When you grow up in Nepal — a country where the currency has lost over 90% of its value against the dollar in the last 40 years — you don’t need charts to understand monetary debasement. You see it in your parents’ faces when they check the exchange rate before sending money for school fees.
The remittance tax
Nepal is one of the most remittance-dependent countries in the world. Millions of Nepalis work abroad and send money home. Every transaction costs 5-10% in fees. Every exchange rate fluctuation erodes the value of months of hard labor.
Bitcoin fixes this. Not perfectly, not yet universally, but directionally. A Nepali worker in Qatar can send satoshis to Kathmandu in minutes, for fractions of a cent. No intermediary taking a cut. No bank deciding whether the transaction is “compliant.”
Sound money as ethics
The Bitcoin Standard isn’t just an economic argument. It’s an ethical one. When a government can print money at will, it’s taxing the future to fund the present. The people who bear the cost are always the ones least equipped to protect themselves — savers, workers, retirees.

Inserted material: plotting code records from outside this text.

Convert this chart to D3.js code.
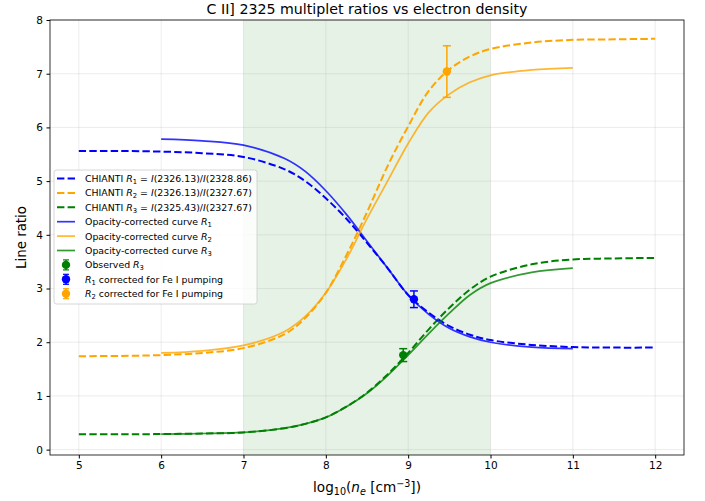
<!DOCTYPE html>
<html>
<head>
<meta charset="utf-8">
<script src="https://cdn.jsdelivr.net/npm/d3@7"></script>
<style>
  body { margin: 0; background: #fff; }
  text { font-family: "DejaVu Sans", sans-serif; fill: #000; }
</style>
</head>
<body>
<svg id="chart"></svg>
<script>
// log10 density grid for the CHIANTI curves and the opacity-corrected curves
const xChianti = [5, 5.5, 6, 6.5, 7, 7.5, 7.75, 8, 8.25, 8.5, 8.75, 9, 9.25, 9.5, 9.75, 10, 10.5, 11, 11.5, 12]
const r1Chianti = [5.56, 5.56, 5.55, 5.52, 5.45, 5.22, 5.0, 4.68, 4.3, 3.85, 3.38, 2.88, 2.55, 2.3, 2.14, 2.04, 1.95, 1.91, 1.90, 1.90]
const r2Chianti = [1.74, 1.745, 1.76, 1.8, 1.89, 2.15, 2.45, 2.92, 3.62, 4.42, 5.28, 6.02, 6.68, 7.08, 7.32, 7.46, 7.58, 7.63, 7.64, 7.65]
const r3Chianti = [0.285, 0.285, 0.29, 0.3, 0.32, 0.4, 0.48, 0.6, 0.8, 1.06, 1.4, 1.8, 2.24, 2.64, 2.98, 3.22, 3.45, 3.54, 3.56, 3.57]

const xCorr = [6, 6.5, 7, 7.5, 7.75, 8, 8.25, 8.5, 8.75, 9, 9.25, 9.5, 9.75, 10, 10.5, 11]
const r1Corr = [5.78, 5.75, 5.67, 5.42, 5.18, 4.82, 4.38, 3.88, 3.38, 2.88, 2.52, 2.26, 2.1, 2.0, 1.91, 1.88]
const r2Corr = [1.80, 1.84, 1.94, 2.2, 2.48, 2.92, 3.55, 4.3, 5.0, 5.7, 6.28, 6.62, 6.84, 6.97, 7.07, 7.11]
const r3Corr = [0.29, 0.3, 0.32, 0.4, 0.48, 0.6, 0.8, 1.05, 1.38, 1.76, 2.16, 2.54, 2.88, 3.1, 3.3, 3.38]

// measured points: observed R3, R1 and R2 corrected for Fe I pumping
const pointX = [8.94, 9.07, 9.47]
const pointY = [1.76, 2.80, 7.04]
const pointErr = [0.12, 0.155, 0.48]

const xTicks = [5, 6, 7, 8, 9, 10, 11, 12]
const yTicks = [0, 1, 2, 3, 4, 5, 6, 7, 8]
const shadeRange = [7, 10]

const width = 705
const height = 501
const margin = {left: 50, right: 21, top: 20, bottom: 46}

const svg = d3.select("#chart").attr("width", width).attr("height", height)

let x = d3.scaleLinear().domain([4.65, 12.35]).range([margin.left, width - margin.right])
let y = d3.scaleLinear().domain([-0.1, 8]).range([height - margin.bottom, margin.top])

// shaded density range
svg.append("rect")
   .attr("x", x(shadeRange[0]))
   .attr("y", margin.top)
   .attr("width", x(shadeRange[1]) - x(shadeRange[0]))
   .attr("height", y(-0.1) - y(8))
   .attr("fill", "green")
   .attr("fill-opacity", 0.1)

// grid lines
svg.append("g").selectAll("line").data(xTicks).enter().append("line")
   .attr("x1", d => x(d)).attr("x2", d => x(d))
   .attr("y1", margin.top).attr("y2", height - margin.bottom)
   .attr("stroke", "#b0b0b0").attr("stroke-opacity", 0.3).attr("stroke-width", 0.8)
svg.append("g").selectAll("line").data(yTicks).enter().append("line")
   .attr("y1", d => y(d)).attr("y2", d => y(d))
   .attr("x1", margin.left).attr("x2", width - margin.right)
   .attr("stroke", "#b0b0b0").attr("stroke-opacity", 0.3).attr("stroke-width", 0.8)

// axes
const xAxis = d3.axisBottom(x).tickValues(xTicks).tickSize(3.5).tickPadding(3.5).tickFormat(d3.format("d"))
const yAxis = d3.axisLeft(y).tickValues(yTicks).tickSize(3.5).tickPadding(3.5).tickFormat(d3.format("d"))

svg.append("g").attr("transform", `translate(0,${height - margin.bottom})`).call(xAxis)
   .call(g => g.select(".domain").remove())
   .selectAll("text").attr("font-size", 10.5).attr("font-family", "DejaVu Sans")
svg.append("g").attr("transform", `translate(${margin.left},0)`).call(yAxis)
   .call(g => g.select(".domain").remove())
   .selectAll("text").attr("font-size", 10.5).attr("font-family", "DejaVu Sans")

// curves
const series = [
    {xs: xChianti, ys: r1Chianti, color: "blue", dashed: true},
    {xs: xChianti, ys: r2Chianti, color: "orange", dashed: true},
    {xs: xChianti, ys: r3Chianti, color: "green", dashed: true},
    {xs: xCorr, ys: r1Corr, color: "blue", dashed: false},
    {xs: xCorr, ys: r2Corr, color: "orange", dashed: false},
    {xs: xCorr, ys: r3Corr, color: "green", dashed: false}
]

const line = d3.line().x(d => x(d[0])).y(d => y(d[1])).curve(d3.curveCatmullRom.alpha(0.5))

svg.append("g").selectAll("path").data(series).enter().append("path")
   .attr("d", s => line(s.xs.map((v, i) => [v, s.ys[i]])))
   .attr("fill", "none")
   .attr("stroke", s => s.color)
   .attr("stroke-width", s => s.dashed ? 2 : 1.7)
   .attr("stroke-opacity", s => s.dashed ? 1 : 0.8)
   .attr("stroke-dasharray", s => s.dashed ? "7.4,3.2" : null)

// error bar points
const pointColors = ["green", "blue", "orange"]
const pts = svg.append("g").selectAll("g").data(pointX).enter().append("g")
pts.append("line")
   .attr("x1", (d, i) => x(d)).attr("x2", (d, i) => x(d))
   .attr("y1", (d, i) => y(pointY[i] - pointErr[i])).attr("y2", (d, i) => y(pointY[i] + pointErr[i]))
   .attr("stroke", (d, i) => pointColors[i]).attr("stroke-width", 1.5)
pts.each(function(d, i) {
    [pointY[i] - pointErr[i], pointY[i] + pointErr[i]].forEach(v => {
        d3.select(this).append("line")
          .attr("x1", x(d) - 4).attr("x2", x(d) + 4)
          .attr("y1", y(v)).attr("y2", y(v))
          .attr("stroke", pointColors[i]).attr("stroke-width", 1.5)
    })
})
pts.append("circle")
   .attr("cx", d => x(d)).attr("cy", (d, i) => y(pointY[i]))
   .attr("r", 4.2).attr("fill", (d, i) => pointColors[i])

// frame
svg.append("rect")
   .attr("x", margin.left).attr("y", margin.top)
   .attr("width", width - margin.left - margin.right)
   .attr("height", height - margin.top - margin.bottom)
   .attr("fill", "none").attr("stroke", "#000").attr("stroke-width", 0.8)

// title and labels
svg.append("text")
   .attr("x", (margin.left + width - margin.right) / 2).attr("y", 14)
   .attr("text-anchor", "middle").attr("font-size", 14.2)
   .text("C II] 2325 multiplet ratios vs electron density")

let xl = svg.append("text")
   .attr("x", (margin.left + width - margin.right) / 2).attr("y", 492)
   .attr("text-anchor", "middle").attr("font-size", 13.6)
xl.append("tspan").text("log")
xl.append("tspan").attr("font-size", 9.6).attr("dy", 3).text("10")
xl.append("tspan").attr("dy", -3).text("(")
xl.append("tspan").attr("font-style", "italic").text("n")
xl.append("tspan").attr("font-style", "italic").attr("font-size", 9.6).attr("dy", 3).text("e")
xl.append("tspan").attr("dy", -3).text(" [cm")
xl.append("tspan").attr("font-size", 9.6).attr("dy", -5.5).text("\u22123")
xl.append("tspan").attr("dy", 5.5).text("])")

svg.append("text")
   .attr("transform", `translate(26,${(margin.top + height - margin.bottom) / 2}) rotate(-90)`)
   .attr("text-anchor", "middle").attr("font-size", 13.4)
   .text("Line ratio")

// legend
const legendLabels = [
    {kind: "dash", color: "blue", parts: [["CHIANTI ", ""], ["R", "i"], ["1", "sub"], [" = ", ""], ["I", "i"], ["(2326.13)/", ""], ["I", "i"], ["(2328.86)", ""]]},
    {kind: "dash", color: "orange", parts: [["CHIANTI ", ""], ["R", "i"], ["2", "sub"], [" = ", ""], ["I", "i"], ["(2326.13)/", ""], ["I", "i"], ["(2327.67)", ""]]},
    {kind: "dash", color: "green", parts: [["CHIANTI ", ""], ["R", "i"], ["3", "sub"], [" = ", ""], ["I", "i"], ["(2325.43)/", ""], ["I", "i"], ["(2327.67)", ""]]},
    {kind: "solid", color: "blue", parts: [["Opacity-corrected curve ", ""], ["R", "i"], ["1", "sub"]]},
    {kind: "solid", color: "orange", parts: [["Opacity-corrected curve ", ""], ["R", "i"], ["2", "sub"]]},
    {kind: "solid", color: "green", parts: [["Opacity-corrected curve ", ""], ["R", "i"], ["3", "sub"]]},
    {kind: "point", color: "green", parts: [["Observed ", ""], ["R", "i"], ["3", "sub"]]},
    {kind: "point", color: "blue", parts: [["R", "i"], ["1", "sub"], [" corrected for Fe I pumping", ""]]},
    {kind: "point", color: "orange", parts: [["R", "i"], ["2", "sub"], [" corrected for Fe I pumping", ""]]}
]

const legX = 54, legY = 170, rowH = 14.4
let legend = svg.append("g").attr("id", "legend")
legend.append("rect")
   .attr("x", legX).attr("y", legY).attr("width", 203).attr("height", 134)
   .attr("rx", 2.5).attr("fill", "#fff").attr("fill-opacity", 0.8)
   .attr("stroke", "#cccccc").attr("stroke-width", 0.8)

legendLabels.forEach((d, i) => {
    let cy = legY + 8.5 + i * rowH
    let row = legend.append("g")
    if (d.kind === "point") {
        row.append("line").attr("x1", 66).attr("x2", 66).attr("y1", cy - 5).attr("y2", cy + 5)
           .attr("stroke", d.color).attr("stroke-width", 1.5)
        row.append("line").attr("x1", 63).attr("x2", 69).attr("y1", cy - 5).attr("y2", cy - 5)
           .attr("stroke", d.color).attr("stroke-width", 1.2)
        row.append("line").attr("x1", 63).attr("x2", 69).attr("y1", cy + 5).attr("y2", cy + 5)
           .attr("stroke", d.color).attr("stroke-width", 1.2)
        row.append("circle").attr("cx", 66).attr("cy", cy).attr("r", 4.2).attr("fill", d.color)
    } else {
        row.append("line").attr("x1", 57).attr("x2", 75).attr("y1", cy).attr("y2", cy)
           .attr("stroke", d.color)
           .attr("stroke-width", d.kind === "dash" ? 2 : 1.7)
           .attr("stroke-opacity", d.kind === "dash" ? 1 : 0.8)
           .attr("stroke-dasharray", d.kind === "dash" ? "7.4,3.2" : null)
    }
    let t = row.append("text").attr("x", 85).attr("y", cy + 3.4).attr("font-size", 9.4)
    let shift = 0
    d.parts.forEach(p => {
        let sp = t.append("tspan").text(p[0])
        if (p[1] === "i") sp.attr("font-style", "italic")
        if (p[1] === "sub") { sp.attr("font-size", 6.8).attr("dy", 2); shift = 2 }
        else if (shift) { sp.attr("dy", -shift); shift = 0 }
    })
})
</script>
</body>
</html>
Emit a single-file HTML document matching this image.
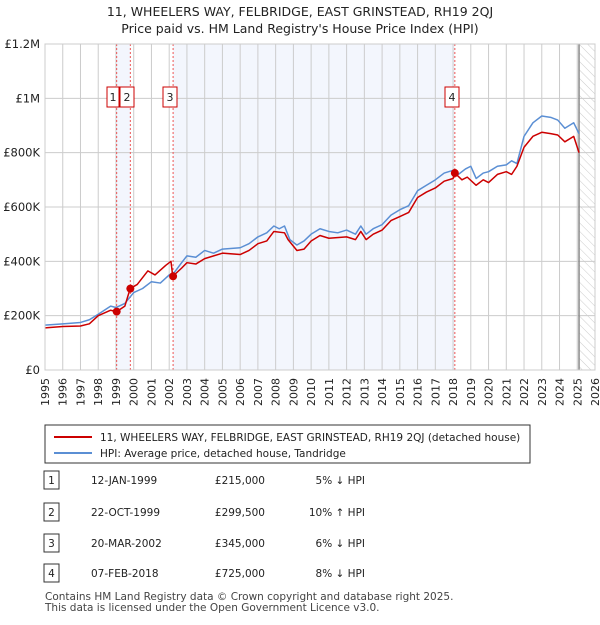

Sound money respects human time. Every sat represents energy expended, work completed, value created. That’s not abstract if you’ve watched your family’s savings diminish through no fault of their own.
What I’m doing about it
I volunteer as a community manager for Vexl in the APAC region, helping people discover peer-to-peer Bitcoin exchange. I’m active in the Australian Bitcoin Industry Body, working on policy and education. I attend conferences, run workshops, and have conversations with anyone willing to listen.
Not because I expect to get rich. Because I believe in a world where money works for everyone, not just those closest to the printer.